(Charts and diagrams as code)
'''
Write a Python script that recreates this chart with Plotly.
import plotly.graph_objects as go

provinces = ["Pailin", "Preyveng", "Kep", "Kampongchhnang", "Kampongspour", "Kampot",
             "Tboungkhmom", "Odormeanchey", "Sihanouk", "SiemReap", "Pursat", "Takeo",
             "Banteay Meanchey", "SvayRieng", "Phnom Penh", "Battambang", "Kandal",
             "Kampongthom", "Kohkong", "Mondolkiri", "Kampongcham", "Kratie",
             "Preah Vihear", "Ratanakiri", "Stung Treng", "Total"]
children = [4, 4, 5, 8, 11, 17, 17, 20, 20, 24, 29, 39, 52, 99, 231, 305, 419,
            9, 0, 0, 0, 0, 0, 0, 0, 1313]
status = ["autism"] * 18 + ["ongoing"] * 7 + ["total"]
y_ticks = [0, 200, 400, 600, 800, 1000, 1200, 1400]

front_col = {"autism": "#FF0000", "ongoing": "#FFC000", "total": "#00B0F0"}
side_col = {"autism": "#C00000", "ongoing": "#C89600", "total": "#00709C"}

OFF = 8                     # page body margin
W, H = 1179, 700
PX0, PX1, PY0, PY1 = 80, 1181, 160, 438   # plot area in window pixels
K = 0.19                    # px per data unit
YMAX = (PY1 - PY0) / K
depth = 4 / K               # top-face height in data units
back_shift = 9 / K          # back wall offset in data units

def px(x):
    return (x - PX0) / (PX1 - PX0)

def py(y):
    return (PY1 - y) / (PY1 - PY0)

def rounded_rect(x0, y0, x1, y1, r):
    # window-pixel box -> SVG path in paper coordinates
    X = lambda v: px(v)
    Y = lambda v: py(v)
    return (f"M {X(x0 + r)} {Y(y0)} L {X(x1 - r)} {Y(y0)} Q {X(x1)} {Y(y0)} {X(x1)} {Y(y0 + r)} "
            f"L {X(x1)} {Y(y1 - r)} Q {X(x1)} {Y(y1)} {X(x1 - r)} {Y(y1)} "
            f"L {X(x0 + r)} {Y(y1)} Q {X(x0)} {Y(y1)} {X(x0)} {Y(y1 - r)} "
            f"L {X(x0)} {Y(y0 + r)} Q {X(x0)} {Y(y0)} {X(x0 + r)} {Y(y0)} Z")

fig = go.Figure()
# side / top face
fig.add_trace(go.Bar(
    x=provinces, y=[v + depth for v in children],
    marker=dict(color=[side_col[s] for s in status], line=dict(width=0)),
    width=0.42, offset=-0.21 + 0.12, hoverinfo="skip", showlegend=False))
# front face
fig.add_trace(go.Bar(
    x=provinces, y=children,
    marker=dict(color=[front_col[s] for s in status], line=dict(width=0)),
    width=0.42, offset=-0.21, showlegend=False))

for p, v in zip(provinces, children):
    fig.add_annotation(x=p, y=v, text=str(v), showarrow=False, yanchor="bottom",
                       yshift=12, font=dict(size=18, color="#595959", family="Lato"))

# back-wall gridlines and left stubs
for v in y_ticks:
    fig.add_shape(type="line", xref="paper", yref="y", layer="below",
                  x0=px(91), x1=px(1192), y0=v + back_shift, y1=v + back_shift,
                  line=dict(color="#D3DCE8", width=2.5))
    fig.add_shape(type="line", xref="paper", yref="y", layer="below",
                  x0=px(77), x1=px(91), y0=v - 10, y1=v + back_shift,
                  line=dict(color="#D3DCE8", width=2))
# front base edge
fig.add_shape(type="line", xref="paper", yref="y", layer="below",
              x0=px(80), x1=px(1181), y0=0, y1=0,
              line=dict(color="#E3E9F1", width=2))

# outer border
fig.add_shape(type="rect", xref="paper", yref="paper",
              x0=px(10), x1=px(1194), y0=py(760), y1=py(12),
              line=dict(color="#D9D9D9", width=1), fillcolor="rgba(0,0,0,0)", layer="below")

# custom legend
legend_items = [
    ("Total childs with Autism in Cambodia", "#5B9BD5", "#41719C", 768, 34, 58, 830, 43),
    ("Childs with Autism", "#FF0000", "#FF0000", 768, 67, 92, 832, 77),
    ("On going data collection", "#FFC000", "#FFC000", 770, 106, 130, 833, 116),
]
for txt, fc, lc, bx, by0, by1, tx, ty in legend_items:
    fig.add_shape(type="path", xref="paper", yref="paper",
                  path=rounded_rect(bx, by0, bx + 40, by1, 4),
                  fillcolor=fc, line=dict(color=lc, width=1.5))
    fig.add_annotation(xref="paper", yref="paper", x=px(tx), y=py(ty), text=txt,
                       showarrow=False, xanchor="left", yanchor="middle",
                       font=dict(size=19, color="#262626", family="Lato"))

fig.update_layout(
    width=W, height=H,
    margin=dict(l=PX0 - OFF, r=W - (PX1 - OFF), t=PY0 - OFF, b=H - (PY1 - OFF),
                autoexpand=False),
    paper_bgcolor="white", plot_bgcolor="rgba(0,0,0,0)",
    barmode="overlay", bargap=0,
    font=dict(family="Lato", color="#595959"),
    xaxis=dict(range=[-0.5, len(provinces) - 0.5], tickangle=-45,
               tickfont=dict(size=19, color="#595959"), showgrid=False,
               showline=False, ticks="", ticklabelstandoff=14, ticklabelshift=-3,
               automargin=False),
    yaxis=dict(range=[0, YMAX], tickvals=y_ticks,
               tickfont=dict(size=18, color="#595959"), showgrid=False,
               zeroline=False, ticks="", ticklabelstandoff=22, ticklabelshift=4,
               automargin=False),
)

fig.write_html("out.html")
'''
'''
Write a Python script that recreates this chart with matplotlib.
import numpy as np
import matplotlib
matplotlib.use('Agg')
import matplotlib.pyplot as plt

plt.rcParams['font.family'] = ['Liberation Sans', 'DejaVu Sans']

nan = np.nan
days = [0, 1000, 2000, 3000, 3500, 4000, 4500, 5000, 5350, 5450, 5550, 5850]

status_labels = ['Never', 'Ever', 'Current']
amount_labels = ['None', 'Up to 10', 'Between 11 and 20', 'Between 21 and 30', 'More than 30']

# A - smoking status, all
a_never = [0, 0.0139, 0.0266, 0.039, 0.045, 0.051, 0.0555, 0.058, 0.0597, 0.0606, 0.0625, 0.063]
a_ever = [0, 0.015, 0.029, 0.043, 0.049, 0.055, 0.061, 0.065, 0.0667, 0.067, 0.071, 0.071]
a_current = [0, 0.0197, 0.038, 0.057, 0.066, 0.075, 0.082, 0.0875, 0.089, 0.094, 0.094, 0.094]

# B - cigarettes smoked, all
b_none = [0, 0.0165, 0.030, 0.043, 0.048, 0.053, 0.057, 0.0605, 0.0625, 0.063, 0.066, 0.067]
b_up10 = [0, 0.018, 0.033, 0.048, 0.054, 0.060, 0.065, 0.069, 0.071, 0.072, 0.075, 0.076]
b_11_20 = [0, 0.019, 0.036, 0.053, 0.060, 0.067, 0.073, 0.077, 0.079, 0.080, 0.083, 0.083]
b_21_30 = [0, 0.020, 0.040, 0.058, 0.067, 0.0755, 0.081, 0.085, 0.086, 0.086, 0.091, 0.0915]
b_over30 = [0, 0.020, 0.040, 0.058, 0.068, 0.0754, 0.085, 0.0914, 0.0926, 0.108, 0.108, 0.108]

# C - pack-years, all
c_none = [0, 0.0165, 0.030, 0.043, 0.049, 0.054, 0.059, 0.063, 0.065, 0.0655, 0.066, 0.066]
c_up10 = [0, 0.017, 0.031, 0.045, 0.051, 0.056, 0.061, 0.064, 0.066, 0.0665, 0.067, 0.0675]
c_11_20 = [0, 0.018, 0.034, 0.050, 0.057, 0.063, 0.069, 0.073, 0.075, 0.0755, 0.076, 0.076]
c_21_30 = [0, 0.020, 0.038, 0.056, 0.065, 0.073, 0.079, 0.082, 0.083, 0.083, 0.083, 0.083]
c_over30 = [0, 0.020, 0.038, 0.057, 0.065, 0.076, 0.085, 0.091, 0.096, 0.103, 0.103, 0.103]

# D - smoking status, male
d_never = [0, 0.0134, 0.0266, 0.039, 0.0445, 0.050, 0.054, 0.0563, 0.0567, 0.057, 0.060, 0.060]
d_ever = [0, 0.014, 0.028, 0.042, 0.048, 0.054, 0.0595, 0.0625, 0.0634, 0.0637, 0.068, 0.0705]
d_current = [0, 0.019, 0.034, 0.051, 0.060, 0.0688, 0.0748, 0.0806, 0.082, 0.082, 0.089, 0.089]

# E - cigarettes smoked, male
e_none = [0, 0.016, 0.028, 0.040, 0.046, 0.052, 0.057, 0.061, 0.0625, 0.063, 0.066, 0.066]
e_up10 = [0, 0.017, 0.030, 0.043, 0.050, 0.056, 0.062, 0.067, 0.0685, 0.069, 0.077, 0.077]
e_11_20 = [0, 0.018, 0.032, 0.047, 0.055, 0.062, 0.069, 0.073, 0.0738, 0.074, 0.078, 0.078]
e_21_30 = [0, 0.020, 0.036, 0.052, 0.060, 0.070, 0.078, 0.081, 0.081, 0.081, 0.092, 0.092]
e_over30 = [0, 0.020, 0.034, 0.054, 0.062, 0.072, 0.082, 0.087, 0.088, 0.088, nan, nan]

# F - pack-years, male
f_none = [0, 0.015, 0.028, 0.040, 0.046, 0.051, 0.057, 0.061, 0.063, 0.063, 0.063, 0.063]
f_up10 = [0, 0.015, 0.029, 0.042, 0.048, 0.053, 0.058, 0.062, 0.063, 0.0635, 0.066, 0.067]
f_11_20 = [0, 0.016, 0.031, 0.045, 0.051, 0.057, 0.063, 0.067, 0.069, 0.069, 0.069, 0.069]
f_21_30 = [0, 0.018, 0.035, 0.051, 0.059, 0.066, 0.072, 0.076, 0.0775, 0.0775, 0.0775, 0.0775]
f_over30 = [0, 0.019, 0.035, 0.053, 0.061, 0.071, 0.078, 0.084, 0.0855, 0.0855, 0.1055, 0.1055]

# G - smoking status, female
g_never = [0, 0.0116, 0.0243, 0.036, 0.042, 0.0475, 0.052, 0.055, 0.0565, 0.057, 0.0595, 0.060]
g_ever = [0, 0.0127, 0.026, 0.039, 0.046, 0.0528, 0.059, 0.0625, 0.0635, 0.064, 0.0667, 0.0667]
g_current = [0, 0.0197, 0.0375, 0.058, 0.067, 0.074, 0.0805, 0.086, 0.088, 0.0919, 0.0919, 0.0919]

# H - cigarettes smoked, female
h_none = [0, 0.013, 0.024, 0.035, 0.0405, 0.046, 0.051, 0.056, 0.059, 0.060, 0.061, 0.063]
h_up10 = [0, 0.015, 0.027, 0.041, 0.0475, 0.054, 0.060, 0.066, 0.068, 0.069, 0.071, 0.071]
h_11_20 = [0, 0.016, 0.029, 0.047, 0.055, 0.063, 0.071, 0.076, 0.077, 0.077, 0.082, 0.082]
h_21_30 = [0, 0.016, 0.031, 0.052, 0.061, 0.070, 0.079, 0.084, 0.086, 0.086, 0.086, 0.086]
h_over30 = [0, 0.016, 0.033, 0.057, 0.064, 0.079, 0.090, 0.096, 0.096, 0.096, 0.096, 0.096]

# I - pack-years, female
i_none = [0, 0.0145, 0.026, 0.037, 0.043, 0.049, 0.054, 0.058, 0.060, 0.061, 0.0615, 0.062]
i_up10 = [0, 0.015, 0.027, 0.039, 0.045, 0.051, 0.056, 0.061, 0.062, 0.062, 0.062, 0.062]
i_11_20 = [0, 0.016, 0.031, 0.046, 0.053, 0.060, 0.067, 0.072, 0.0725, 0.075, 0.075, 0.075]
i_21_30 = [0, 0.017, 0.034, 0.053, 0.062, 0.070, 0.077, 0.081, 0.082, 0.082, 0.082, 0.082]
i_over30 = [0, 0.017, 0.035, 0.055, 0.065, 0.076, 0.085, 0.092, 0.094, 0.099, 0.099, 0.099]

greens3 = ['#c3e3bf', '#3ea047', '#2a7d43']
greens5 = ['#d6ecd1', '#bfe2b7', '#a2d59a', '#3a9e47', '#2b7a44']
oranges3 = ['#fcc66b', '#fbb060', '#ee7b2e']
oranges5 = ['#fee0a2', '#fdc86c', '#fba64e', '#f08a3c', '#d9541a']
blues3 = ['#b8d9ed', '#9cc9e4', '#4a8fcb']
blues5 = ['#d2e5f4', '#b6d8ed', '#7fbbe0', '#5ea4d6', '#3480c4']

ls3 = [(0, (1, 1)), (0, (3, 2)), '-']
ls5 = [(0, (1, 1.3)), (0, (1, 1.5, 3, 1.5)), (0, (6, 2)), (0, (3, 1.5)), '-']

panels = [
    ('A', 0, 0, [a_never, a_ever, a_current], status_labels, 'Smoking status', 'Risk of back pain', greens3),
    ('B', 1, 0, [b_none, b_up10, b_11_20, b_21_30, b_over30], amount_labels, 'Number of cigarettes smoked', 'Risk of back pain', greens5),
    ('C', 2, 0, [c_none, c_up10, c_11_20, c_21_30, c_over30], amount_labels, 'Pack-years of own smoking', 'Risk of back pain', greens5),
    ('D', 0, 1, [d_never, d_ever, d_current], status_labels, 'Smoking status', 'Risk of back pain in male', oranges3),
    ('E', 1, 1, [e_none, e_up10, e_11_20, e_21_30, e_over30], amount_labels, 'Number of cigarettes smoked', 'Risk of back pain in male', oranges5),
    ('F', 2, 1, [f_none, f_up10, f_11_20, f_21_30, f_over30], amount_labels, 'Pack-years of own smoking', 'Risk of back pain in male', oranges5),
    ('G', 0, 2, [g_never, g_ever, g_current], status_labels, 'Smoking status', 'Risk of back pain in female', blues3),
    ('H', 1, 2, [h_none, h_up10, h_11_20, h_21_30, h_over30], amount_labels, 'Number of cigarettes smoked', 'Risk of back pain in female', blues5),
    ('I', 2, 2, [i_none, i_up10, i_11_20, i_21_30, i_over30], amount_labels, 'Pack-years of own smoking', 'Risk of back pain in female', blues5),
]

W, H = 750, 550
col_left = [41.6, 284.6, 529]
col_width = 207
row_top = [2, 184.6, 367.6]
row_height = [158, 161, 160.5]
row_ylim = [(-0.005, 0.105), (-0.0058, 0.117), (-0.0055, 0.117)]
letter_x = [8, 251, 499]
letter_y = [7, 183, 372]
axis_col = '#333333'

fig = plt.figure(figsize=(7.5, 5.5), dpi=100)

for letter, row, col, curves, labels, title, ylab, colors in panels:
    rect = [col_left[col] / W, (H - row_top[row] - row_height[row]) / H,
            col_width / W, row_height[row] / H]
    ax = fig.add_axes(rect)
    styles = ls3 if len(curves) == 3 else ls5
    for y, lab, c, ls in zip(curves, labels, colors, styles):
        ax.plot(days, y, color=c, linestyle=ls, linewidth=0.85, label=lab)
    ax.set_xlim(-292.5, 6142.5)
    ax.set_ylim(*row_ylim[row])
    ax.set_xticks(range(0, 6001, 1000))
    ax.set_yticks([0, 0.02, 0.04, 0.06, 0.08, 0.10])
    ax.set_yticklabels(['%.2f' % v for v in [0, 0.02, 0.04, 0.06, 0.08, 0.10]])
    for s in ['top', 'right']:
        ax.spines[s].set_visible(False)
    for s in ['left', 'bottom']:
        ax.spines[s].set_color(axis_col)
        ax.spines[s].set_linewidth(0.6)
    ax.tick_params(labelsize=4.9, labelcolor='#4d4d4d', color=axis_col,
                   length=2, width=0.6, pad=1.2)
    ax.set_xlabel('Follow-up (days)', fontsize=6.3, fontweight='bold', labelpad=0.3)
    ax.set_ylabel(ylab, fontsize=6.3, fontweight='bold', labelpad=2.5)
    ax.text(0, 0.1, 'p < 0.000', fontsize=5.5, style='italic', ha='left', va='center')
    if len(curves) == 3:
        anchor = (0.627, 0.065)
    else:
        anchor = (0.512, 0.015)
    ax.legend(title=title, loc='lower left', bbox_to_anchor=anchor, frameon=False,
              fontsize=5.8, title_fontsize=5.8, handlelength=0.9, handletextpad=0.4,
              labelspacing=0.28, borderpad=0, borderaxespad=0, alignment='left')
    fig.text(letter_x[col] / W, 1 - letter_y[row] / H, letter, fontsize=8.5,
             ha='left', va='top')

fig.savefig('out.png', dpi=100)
'''
'''
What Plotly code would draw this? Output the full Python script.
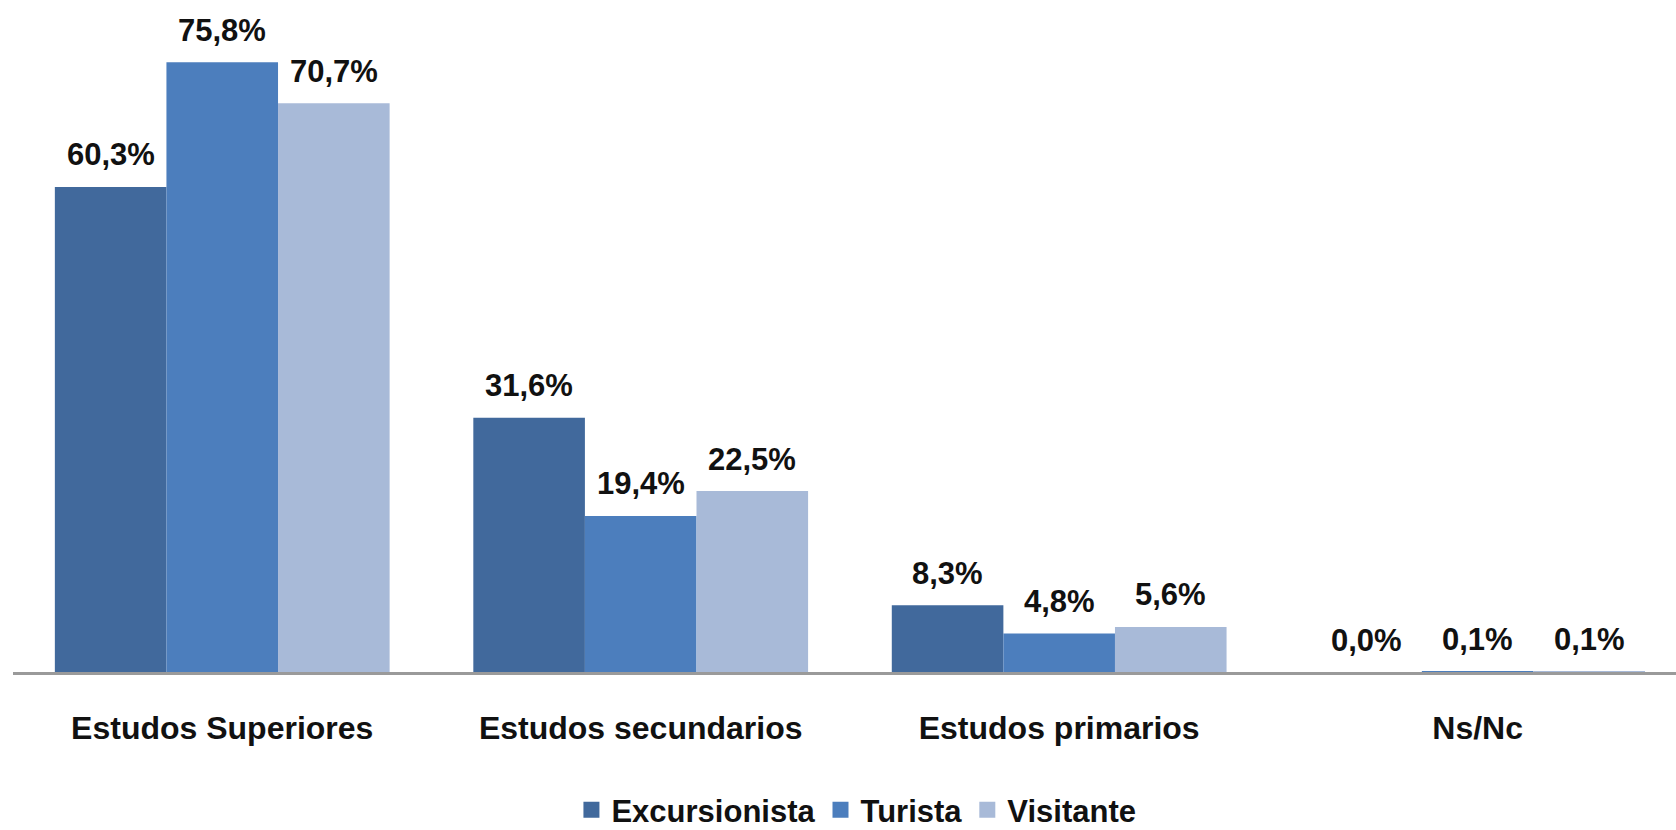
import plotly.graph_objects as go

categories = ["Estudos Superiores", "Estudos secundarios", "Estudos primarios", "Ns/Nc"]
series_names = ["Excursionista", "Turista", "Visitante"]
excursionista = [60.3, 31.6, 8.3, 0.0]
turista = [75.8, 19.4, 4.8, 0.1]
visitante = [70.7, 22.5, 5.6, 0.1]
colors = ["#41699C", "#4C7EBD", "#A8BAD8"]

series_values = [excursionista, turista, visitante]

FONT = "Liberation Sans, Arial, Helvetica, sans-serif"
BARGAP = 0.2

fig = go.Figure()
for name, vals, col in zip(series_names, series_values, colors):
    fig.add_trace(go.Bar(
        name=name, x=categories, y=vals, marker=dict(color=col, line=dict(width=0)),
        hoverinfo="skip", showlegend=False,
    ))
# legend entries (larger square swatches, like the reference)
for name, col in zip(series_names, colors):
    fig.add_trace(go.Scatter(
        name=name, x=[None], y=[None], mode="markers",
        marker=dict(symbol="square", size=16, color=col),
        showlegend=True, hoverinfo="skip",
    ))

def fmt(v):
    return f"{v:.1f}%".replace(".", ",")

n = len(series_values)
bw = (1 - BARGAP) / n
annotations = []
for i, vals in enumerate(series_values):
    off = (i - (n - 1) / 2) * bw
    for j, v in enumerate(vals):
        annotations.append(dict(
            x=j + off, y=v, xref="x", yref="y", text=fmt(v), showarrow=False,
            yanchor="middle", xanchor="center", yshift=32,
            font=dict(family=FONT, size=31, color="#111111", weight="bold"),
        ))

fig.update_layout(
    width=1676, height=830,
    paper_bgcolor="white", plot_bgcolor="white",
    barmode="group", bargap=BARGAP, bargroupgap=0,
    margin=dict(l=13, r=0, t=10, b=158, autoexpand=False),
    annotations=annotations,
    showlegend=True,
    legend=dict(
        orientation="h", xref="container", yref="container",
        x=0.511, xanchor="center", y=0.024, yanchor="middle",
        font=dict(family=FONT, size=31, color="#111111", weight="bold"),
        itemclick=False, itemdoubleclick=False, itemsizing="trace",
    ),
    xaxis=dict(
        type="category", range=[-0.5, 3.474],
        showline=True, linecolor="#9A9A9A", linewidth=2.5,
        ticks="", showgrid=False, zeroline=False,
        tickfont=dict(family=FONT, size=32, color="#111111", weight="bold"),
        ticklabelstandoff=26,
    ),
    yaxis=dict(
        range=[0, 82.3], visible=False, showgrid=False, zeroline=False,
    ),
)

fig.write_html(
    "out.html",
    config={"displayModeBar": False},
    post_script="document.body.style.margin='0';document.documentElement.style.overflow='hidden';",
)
'''
## Exercise brief
Everything from the line containing "Write a Python script that recreates this chart with matplotlib." down to the line containing "0.103, 0.103, 0.103]" should be retyped exactly, both lines included, and nothing more.

## Full solution
Write a Python script that recreates this chart with matplotlib.
import numpy as np
import matplotlib
matplotlib.use('Agg')
import matplotlib.pyplot as plt

plt.rcParams['font.family'] = ['Liberation Sans', 'DejaVu Sans']

nan = np.nan
days = [0, 1000, 2000, 3000, 3500, 4000, 4500, 5000, 5350, 5450, 5550, 5850]

status_labels = ['Never', 'Ever', 'Current']
amount_labels = ['None', 'Up to 10', 'Between 11 and 20', 'Between 21 and 30', 'More than 30']

# A - smoking status, all
a_never = [0, 0.0139, 0.0266, 0.039, 0.045, 0.051, 0.0555, 0.058, 0.0597, 0.0606, 0.0625, 0.063]
a_ever = [0, 0.015, 0.029, 0.043, 0.049, 0.055, 0.061, 0.065, 0.0667, 0.067, 0.071, 0.071]
a_current = [0, 0.0197, 0.038, 0.057, 0.066, 0.075, 0.082, 0.0875, 0.089, 0.094, 0.094, 0.094]

# B - cigarettes smoked, all
b_none = [0, 0.0165, 0.030, 0.043, 0.048, 0.053, 0.057, 0.0605, 0.0625, 0.063, 0.066, 0.067]
b_up10 = [0, 0.018, 0.033, 0.048, 0.054, 0.060, 0.065, 0.069, 0.071, 0.072, 0.075, 0.076]
b_11_20 = [0, 0.019, 0.036, 0.053, 0.060, 0.067, 0.073, 0.077, 0.079, 0.080, 0.083, 0.083]
b_21_30 = [0, 0.020, 0.040, 0.058, 0.067, 0.0755, 0.081, 0.085, 0.086, 0.086, 0.091, 0.0915]
b_over30 = [0, 0.020, 0.040, 0.058, 0.068, 0.0754, 0.085, 0.0914, 0.0926, 0.108, 0.108, 0.108]

# C - pack-years, all
c_none = [0, 0.0165, 0.030, 0.043, 0.049, 0.054, 0.059, 0.063, 0.065, 0.0655, 0.066, 0.066]
c_up10 = [0, 0.017, 0.031, 0.045, 0.051, 0.056, 0.061, 0.064, 0.066, 0.0665, 0.067, 0.0675]
c_11_20 = [0, 0.018, 0.034, 0.050, 0.057, 0.063, 0.069, 0.073, 0.075, 0.0755, 0.076, 0.076]
c_21_30 = [0, 0.020, 0.038, 0.056, 0.065, 0.073, 0.079, 0.082, 0.083, 0.083, 0.083, 0.083]
c_over30 = [0, 0.020, 0.038, 0.057, 0.065, 0.076, 0.085, 0.091, 0.096, 0.103, 0.103, 0.103]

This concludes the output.